Issue (i): Whether the prosecution was illegal for want of a direction under section 237 of the Companies Act.
Analysis: The record showed that the Company Judges had treated the matter as fit for police inquiry and the official liquidator had recommended prosecution. More importantly, the Court held that the Companies Act did not make a criminal prosecution contingent upon a formal direction by the Company Judge. Even if there had not been substantial compliance, the absence of such direction did not bar prosecution.
Conclusion: The objection failed and the prosecution was held to be lawful.
Issue (ii): Whether the charges of forgery and falsification of accounts could be tried under the Indian Penal Code notwithstanding section 236 of the Companies Act and the bar under section 195(1)(a) of the Criminal Procedure Code.
Analysis: The special penal provision in the Companies Act was not treated as excluding the general criminal law. The Court applied the principle that where the same act constitutes offences under different enactments, prosecution may proceed under either enactment, subject to the rule against double punishment. It further held that section 195(1)(a) did not apply because the relevant documents were not forged by a party as such to the liquidation proceedings and the offences were not committed in or in relation to those proceedings.
Conclusion: The prosecution under the Indian Penal Code was held to be competent and the bar under section 195(1)(a) was rejected.
Issue (iii): Whether the joint trial suffered from misjoinder of charges and persons in violation of sections 233, 235(1) and 239(d) of the Criminal Procedure Code, and if so whether the defect was cured by section 537(a) of the Criminal Procedure Code.
Analysis: The Court held that the conspiracy charges and the acts done in pursuance of the common object could be tried together, but separate acts of criminal breach of trust committed individually for personal gain were not part of the same transaction. Those counts were therefore illegally joined. Applying the governing authorities on prejudice and the scope of section 537(a), the Court concluded that the multiplicity and diversity of the charges, the large body of oral and documentary evidence, and the manner in which the trial proceeded had in fact embarrassed the defence and occasioned prejudice.

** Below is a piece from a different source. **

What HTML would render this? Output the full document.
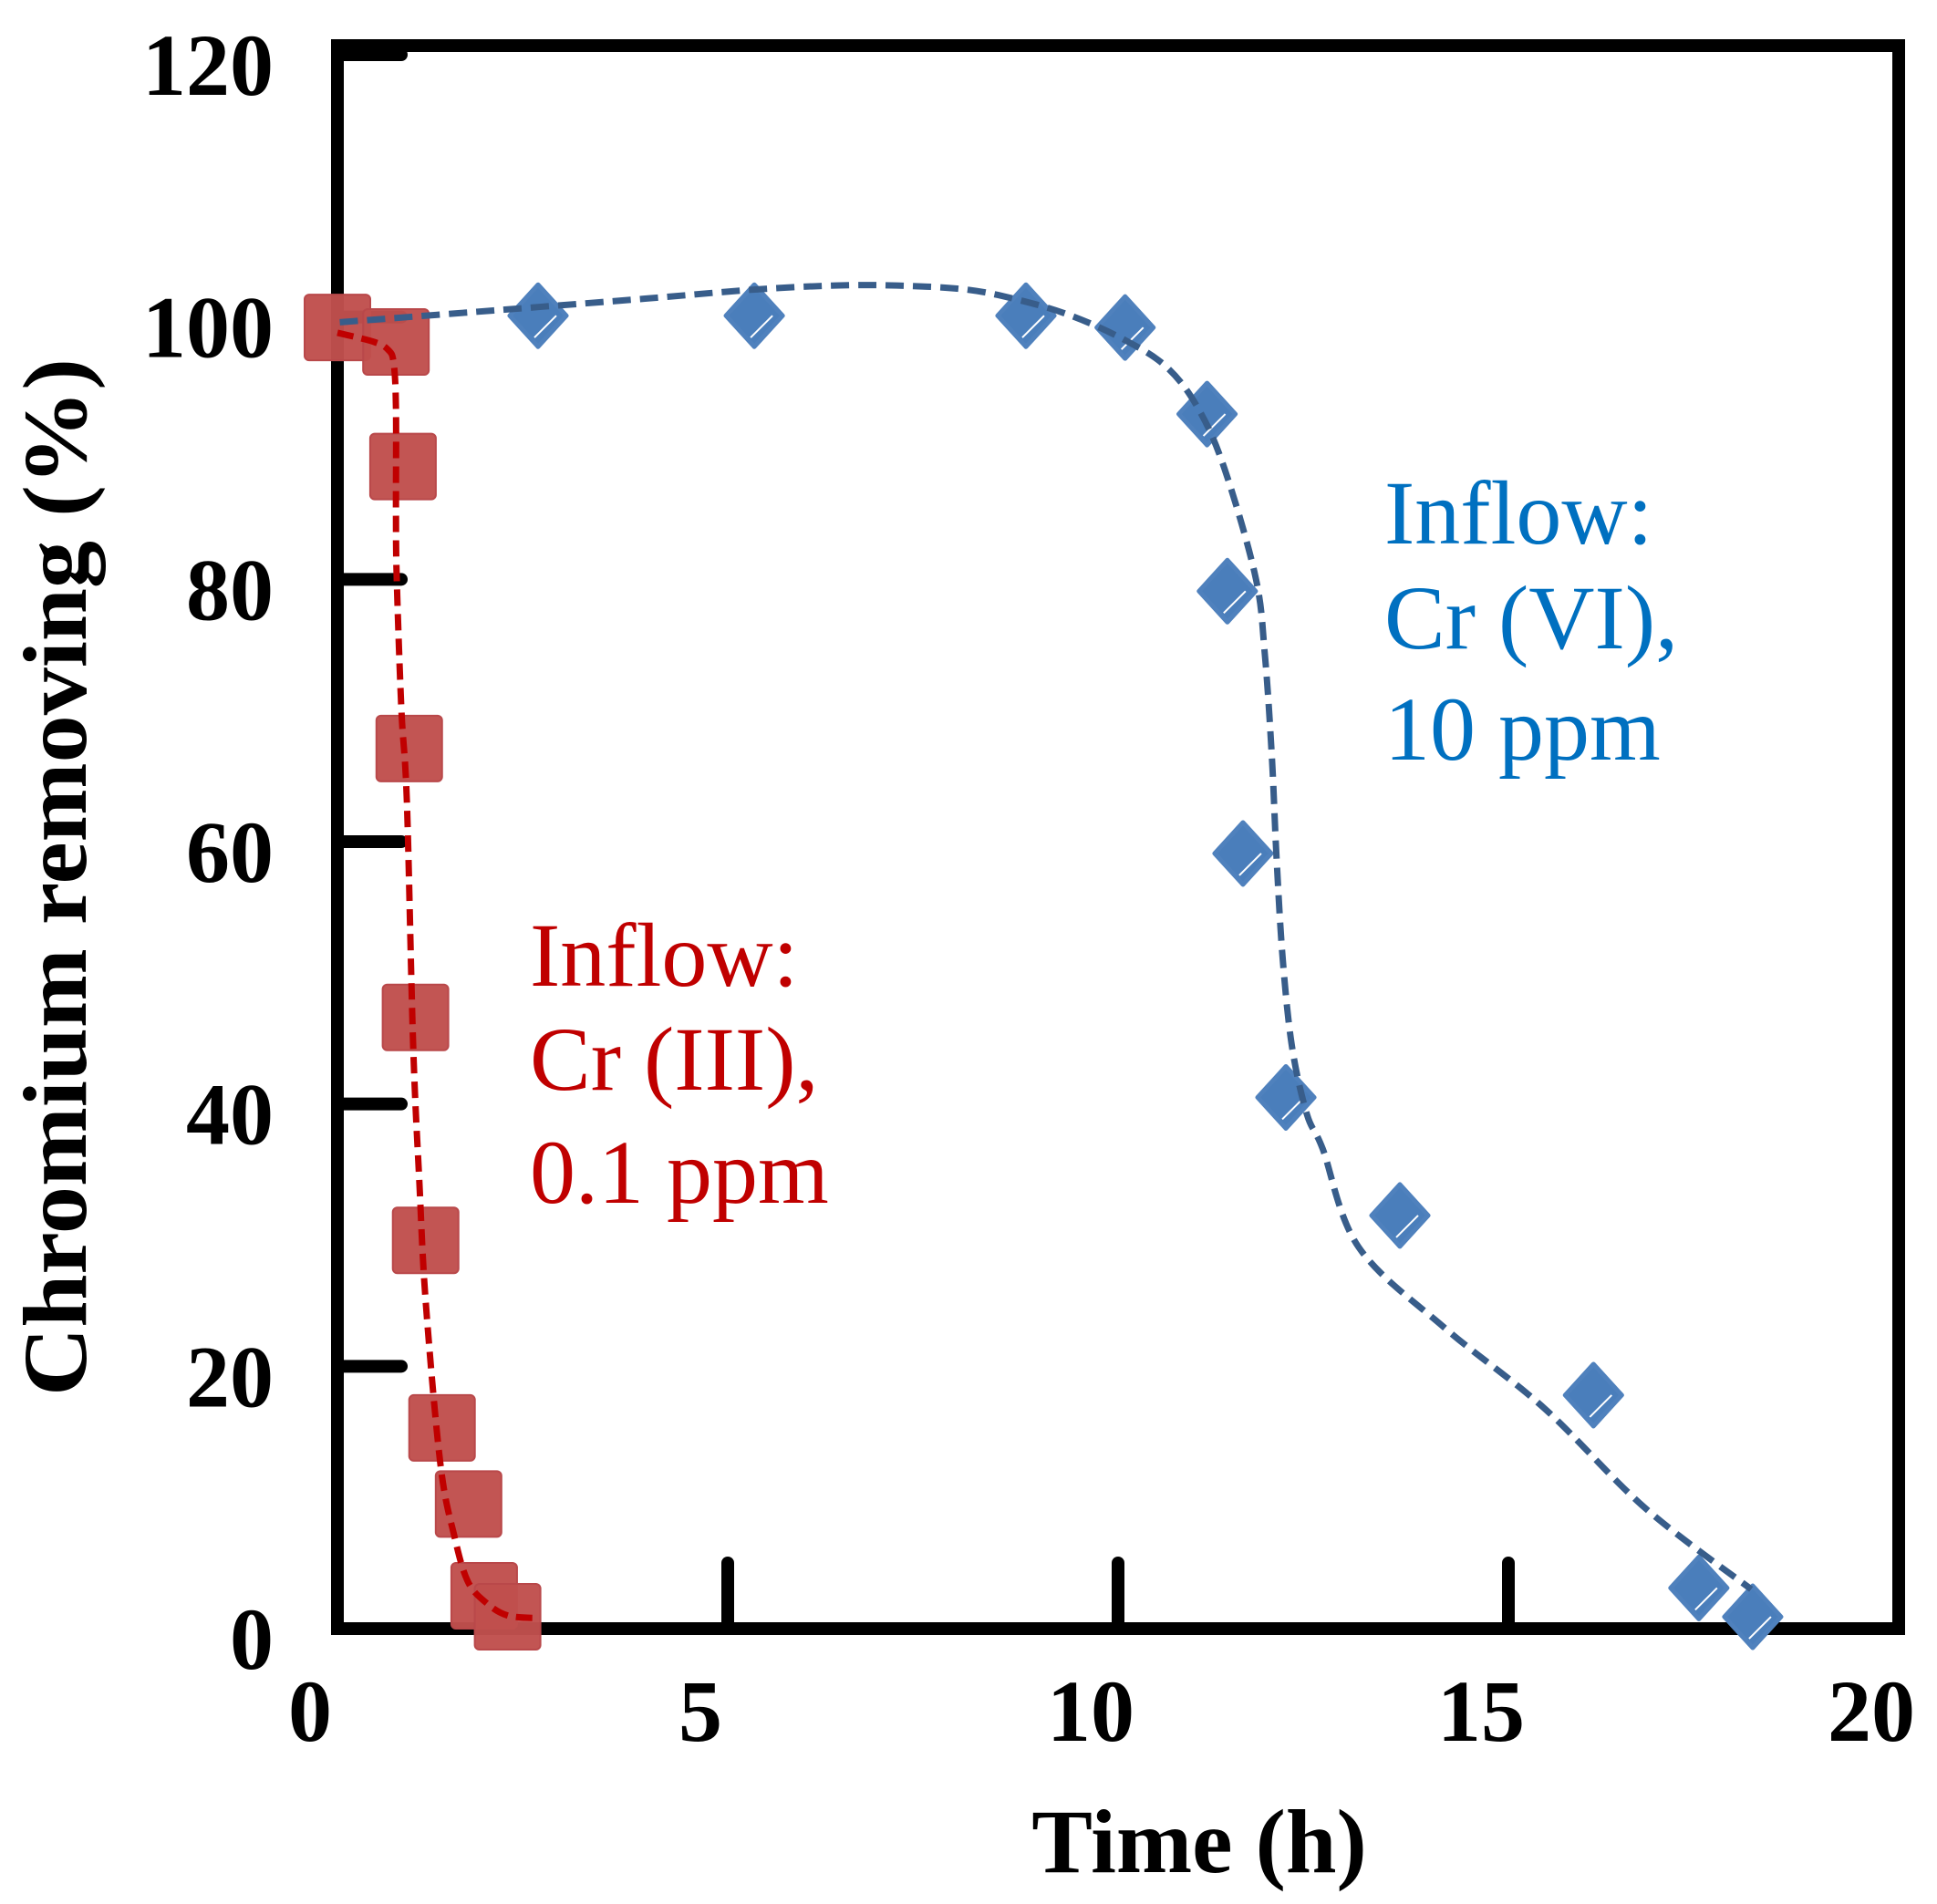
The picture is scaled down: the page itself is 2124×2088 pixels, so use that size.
<!DOCTYPE html>
<html><head><meta charset="utf-8">
<style>
html,body{margin:0;padding:0;background:#fff;}
svg{display:block;}
text{font-family:"Liberation Serif",serif;}
</style></head>
<body>
<svg id="chart" width="2124" height="2088" viewBox="0 0 2124 2088" xmlns="http://www.w3.org/2000/svg">
  <rect x="0" y="0" width="2124" height="2088" fill="#fff"/>
  <g id="axes"></g>
  <g id="curves"></g>
  <g id="marks"></g>
  <text x="94" y="962" transform="rotate(-90 94 962)" text-anchor="middle" font-weight="bold" font-size="100" textLength="1138" lengthAdjust="spacingAndGlyphs">Chromium removing (%)</text>
  <text x="1315" y="2053" text-anchor="middle" font-weight="bold" font-size="100">Time (h)</text>
  <g fill="#c00000" font-size="100">
    <text x="581" y="1081">Inflow:</text>
    <text x="581" y="1195">Cr (III),</text>
    <text x="581" y="1319">0.1 ppm</text>
  </g>
  <g fill="#0070c0" font-size="100">
    <text x="1518" y="596">Inflow:</text>
    <text x="1518" y="711">Cr (VI),</text>
    <text x="1518" y="833">10 ppm</text>
  </g>
</svg>
<script>
const xTicks = [0, 5, 10, 15, 20];
const yTicks = [0, 20, 40, 60, 80, 100, 120];
const cr3X = [0, 0.75, 0.84, 0.92, 1.00, 1.13, 1.34, 1.68, 1.88, 2.18];
const cr3Y = [99.2, 98.1, 88.6, 67.1, 46.6, 29.6, 15.3, 9.5, 2.5, 0.9];
const cr6X = [2.57, 5.34, 8.82, 10.09, 11.14, 11.40, 11.60, 12.15, 13.61, 16.09, 17.44, 18.13];
const cr6Y = [100.1, 100.1, 100.1, 99.2, 92.6, 79.1, 59.1, 40.5, 31.5, 17.8, 3.1, 0.9];
const cr3FitX = [0, 0.47, 0.65, 0.72, 0.75, 0.75, 0.76, 0.82, 0.89, 0.97, 1.05, 1.13, 1.32, 1.5, 1.67, 1.9, 2.18, 2.57];
const cr3FitY = [98.8, 98.1, 97.5, 96.5, 93, 85, 80, 70, 63, 44.5, 34, 25, 12.5, 7, 3.6, 2.0, 1.0, 0.8];
const cr6FitX = [0.03, 2.0, 3.94, 5.35, 6.37, 7.17, 8.05, 8.73, 9.40, 10.07, 10.62, 11.02, 11.36, 11.76, 11.88, 11.97, 12.03, 12.11, 12.23, 12.42, 12.62, 13.08, 14.19, 15.46, 16.75, 18.11];
const cr6FitY = [99.6, 100.5, 101.4, 102.1, 102.4, 102.4, 102.1, 101.3, 100.1, 98.3, 96.2, 93.1, 88.5, 80.2, 74.3, 66.5, 58.8, 51.0, 44.3, 39.2, 36.6, 29.1, 22.9, 16.8, 9.2, 3.0];

const X0 = 370, X1 = 2082, Y0 = 1786, Y1 = 60;
const xs = v => X0 + v * (X1 - X0) / 20;
const ys = v => Y0 - v * (Y0 - Y1) / 120;
const NS = "http://www.w3.org/2000/svg";
function mk(tag, attrs, parent) {
  const e = document.createElementNS(NS, tag);
  for (const k in attrs) e.setAttribute(k, attrs[k]);
  parent.appendChild(e);
  return e;
}
const axes = document.getElementById('axes');
const curves = document.getElementById('curves');
const marks = document.getElementById('marks');

xTicks.forEach(t => {
  const x = xs(t);
  if (t > 0 && t < 20) {
    const tk = mk('line', {x1: x, y1: Y0, x2: x, y2: Y0 - 72, stroke: '#000', 'stroke-width': 14, 'stroke-linecap': 'round'}, axes);
    
    
  }
  const lb = mk('text', {x: x - 30, y: 1909, 'text-anchor': 'middle', 'font-weight': 'bold', 'font-size': 96}, axes);
  lb.textContent = t;
  
  
});
[0, 20].forEach(t => {
  const x = xs(t);
  const tk = mk('line', {x1: x, y1: Y0, x2: x, y2: Y0 - 68, stroke: '#000', 'stroke-width': 14}, axes);
  
  
});
yTicks.forEach(t => {
  const y = ys(t);
  const tk = mk('line', {x1: X0, y1: y, x2: X0 + 70, y2: y, stroke: '#000', 'stroke-width': 14, 'stroke-linecap': 'round'}, axes);
  
  
  const lb = mk('text', {x: 300, y: y + 44, 'text-anchor': 'end', 'font-weight': 'bold', 'font-size': 96}, axes);
  lb.textContent = t;
  
  
});
const frame = mk('rect', {x: X0, y: 50, width: X1 - X0, height: Y0 - 50, fill: 'none', stroke: '#000', 'stroke-width': 14}, axes);



function smoothPath(px, py) {
  const p = px.map((v, i) => [xs(v), ys(py[i])]);
  let d = 'M' + p[0][0] + ',' + p[0][1];
  for (let i = 0; i < p.length - 1; i++) {
    const a = p[Math.max(0, i - 1)], b = p[i], c = p[i + 1], e = p[Math.min(p.length - 1, i + 2)];
    const c1x = b[0] + (c[0] - a[0]) / 6, c1y = b[1] + (c[1] - a[1]) / 6;
    const c2x = c[0] - (e[0] - b[0]) / 6, c2y = c[1] - (e[1] - b[1]) / 6;
    d += ' C' + c1x + ',' + c1y + ' ' + c2x + ',' + c2y + ' ' + c[0] + ',' + c[1];
  }
  return d;
}

cr3X.forEach((v, i) => {
  const cx = xs(v), cy = ys(cr3Y[i]);
  const r = mk('rect', {x: cx - 36, y: cy - 36, width: 72, height: 72, rx: 5, fill: '#c0504d', 'fill-opacity': 0.97, stroke: '#b9484a', 'stroke-width': 2}, marks);
  
  
});
cr6X.forEach((v, i) => {
  const cx = xs(v), cy = ys(cr6Y[i]);
  const g = mk('g', {}, marks);
  
  
  mk('path', {d: `M${cx},${cy - 34} L${cx + 31},${cy} L${cx},${cy + 34} L${cx - 31},${cy} Z`, fill: '#4a7ebb', stroke: '#4f81bd', 'stroke-width': 5, 'stroke-linejoin': 'round'}, g);
  mk('line', {x1: cx + 20, y1: cy, x2: cx - 4, y2: cy + 24, stroke: '#fff', 'stroke-width': 2}, g);
});

const rc = mk('path', {d: smoothPath(cr3FitX, cr3FitY), fill: 'none', stroke: '#c00000', 'stroke-width': 7, 'stroke-dasharray': '18,9'}, curves);


const bc = mk('path', {d: smoothPath(cr6FitX, cr6FitY), fill: 'none', stroke: '#385d8a', 'stroke-width': 7, 'stroke-dasharray': '20,10'}, curves);


document.getElementById('chart').appendChild(curves);
</script>
</body></html>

The omission to object at the trial did not rebut the presumption of failure of justice.
Conclusion: The misjoinder was held to have vitiated the convictions, and the defect was not cured under section 537(a).
Final Conclusion: The Government appeal and the application for enhancement failed, while the accused appellants succeeded in having their convictions set aside, but the setting aside was accompanied by an for retrial on appropriate charges.
Ratio Decidendi: A misjoinder that violates the statutory rules of joinder is curable only if it has not occasioned a failure of justice; where the accused are shown to have been embarrassed in their defence by a multifarious and improperly joined trial, the convictions cannot stand and a retrial may be ordered.